Article from Gay N. Lewis Blog. Appearing here by permission.
Five Sisters Must Marry Cousins to Keep Inheritance.
That would have been the headline in the Israel Daily Times, printed during the Wilderness Wanderings. The article would have been written by Moses some forty years after he lead the Jewish nation out of Egypt.
Odd headline, right? Five sisters must marry cousins? Yes, odd, but it's not fake news.
Okay, here's the history. The twelve tribes were promised an inheritance in the new land, and they were now on the border, ready to enter. These five sisters had no husbands and their father had died. Well, guess what? Women couldn't inherit land, animals, money, etc. If anything came to them, it automatically went to their husbands.

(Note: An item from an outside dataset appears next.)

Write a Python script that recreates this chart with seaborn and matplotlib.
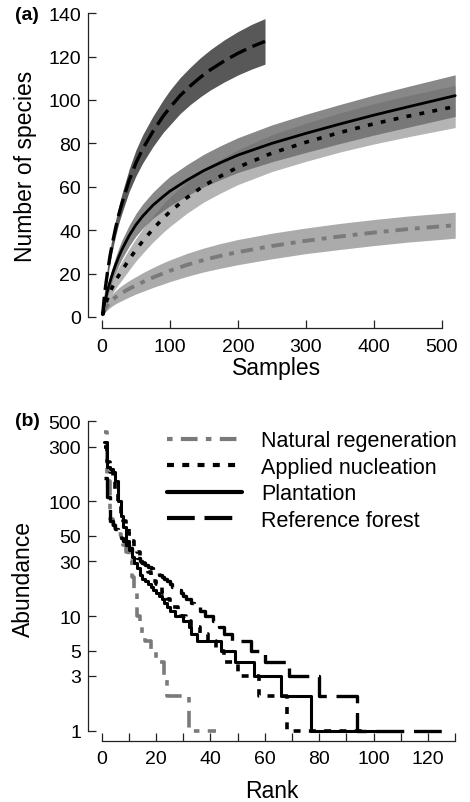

These ladies had no men in their lives, so they gathered their skirts together and boldly went to Moses. They asked him why they couldn't have the inheritance. If they received none, there would be no allotment due to their family.
Moses took it to the Lord, and the Lord agreed with the ladies!
Yay! Chalk one up for women with courage and a sense of fairness.
God told Moses to "give them property as an inheritance among their father's relatives and turn their father's inheritance over to them." Numbers 28:7.
These ladies were descendants of Joseph and were of the tribe of Manesseh, Joseph's son. Now get this. The family heads of the Manesseh clan went to Moses. They had begun to worry. Together, they voiced a legitimate concern. "What if the sisters marry men other than an Israelite? Then their inheritance will be taken away and given to a non-member of the nation." Numbers 36:3.
So Moses made another trek to speak to God. God says the daughters may marry whomever they want as long as they marry withing the tribal clan of the father.
So the ladies married cousins on their father's side, and everyone had a happy ending.
Great story, right?
These noble women obeyed the Lord. I wonder if they had happy marriages? Relatively speaking, of course.